His hair was long and ragged, matted together as if he hadn’t taken a shower or at least run a comb through his scalp in weeks. His beard was thin, growing almost in the fashion of a chin-strap, and his eyes were a deep hazel. Taken together his scalp and beard reminded her of a surf bum mixed with a classic stoner that one might have been inclined to see quite regularly in the 80’s.
His chest, part of his belly, and his entire right arm was covered in the kinds of tattoos that looked more like they had been attained in a drunken or even a drug-induced stupor than by choice. The ink on his skin was so badly mangled together she couldn’t even tell what all of the shapes or pictures were. So much of his skin was covered in the ink it was as if he was wearing a shirt that had been ripped, leaving only a small portion of his belly uncovered.
Janice could only wonder what the rest of him must have looked like. Though she recalled from the tabloids that there were certainly more tattoos on his legs… and possibly even other parts of his body.
Can’t wait to find out, she thought happily.
Janice stood side-by-side with Mr. Volkov in the bedroom of Alexi’s penthouse suite. The penthouse, like its occup
ant, was a mess. It was littered with the remains of one of the parties that Alexi had thrown the night before… or maybe even from parties before that. The place was cluttered with pizza boxes, some of them empty and others not and insects had been swarming around them in small clouds in some places. Mr. Volkov had told her that he’d attempted to tame his son’s parties by advising him that housekeeping would no longer clean up his messes. It had been a sound tactic, the desired aim to be that sooner or later Alexi would grow tired of living in filth. But so far, the result had not come.
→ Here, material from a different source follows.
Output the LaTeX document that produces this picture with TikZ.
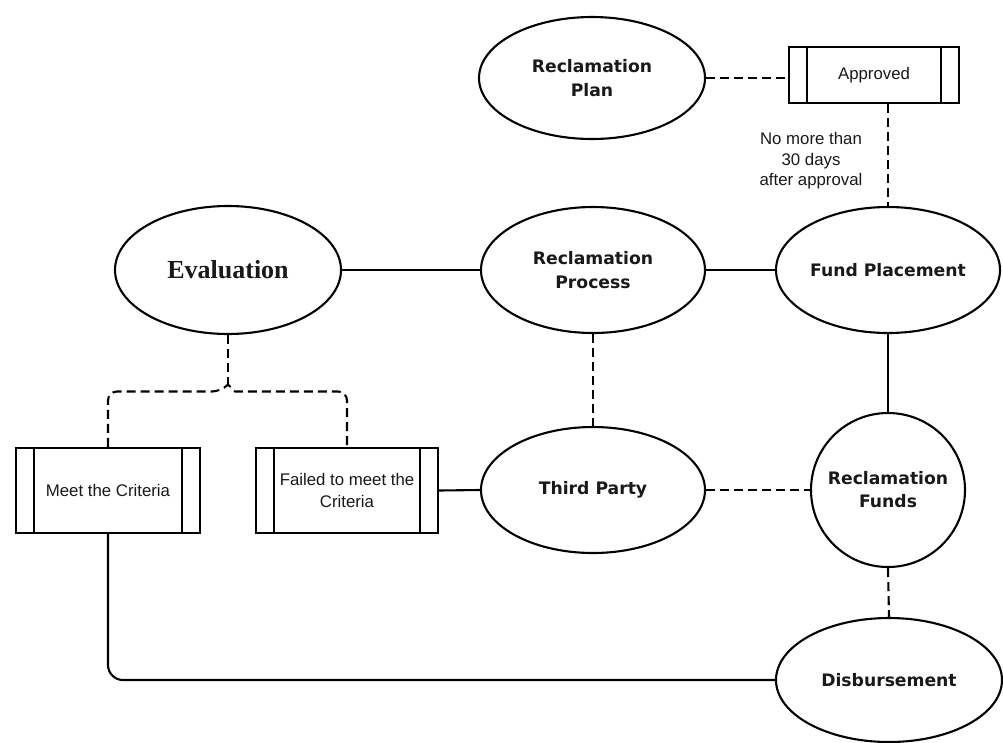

There were cartons of Chinese food left to rot on table tops or on chairs and couches where they had been left. Empty cases of beer sat idly in the halls and in some places that she saw empty cans of beer had literally carpeted the floor so that the expensive marble floors could not be seen. She found piles of shattered glass in which laid bowling balls and from the shards the scent of whiskey and vodka wafted. She could tell that the liquor bottles had been set up like bowling pins and then smashed.
She saw a large salt water fish tank on the opposite side of the room in which she saw a woman’s complete bikini floating idly inside with oblivious fish. She found more assortments of clothing along the bannisters of the stairs or even hanging from some of the potted trees like flags on a pole. Among such things were women’s bras and panties, some of them were pairs of jeans or plain shirts. She wondered briefly how the women that had worn them had managed to get home without too much difficulty in being so unclad.
After seeing all of that Mr. Volkov brought her to the bedroom of the man that was her new client. The bedroom, like every other room that she had glimpsed, was also a wreck. The drapes were wide open and she saw that the floor was littered with dirty clothes, muddied boots, plates of food that had been unfinished, half-full bottles of beer or liquor, and even a few garments that she knew couldn’t belong to the room’s owner. The place smelled of cigar smoke and stale beer as well as other assorted substances. Some of which she couldn’t identify.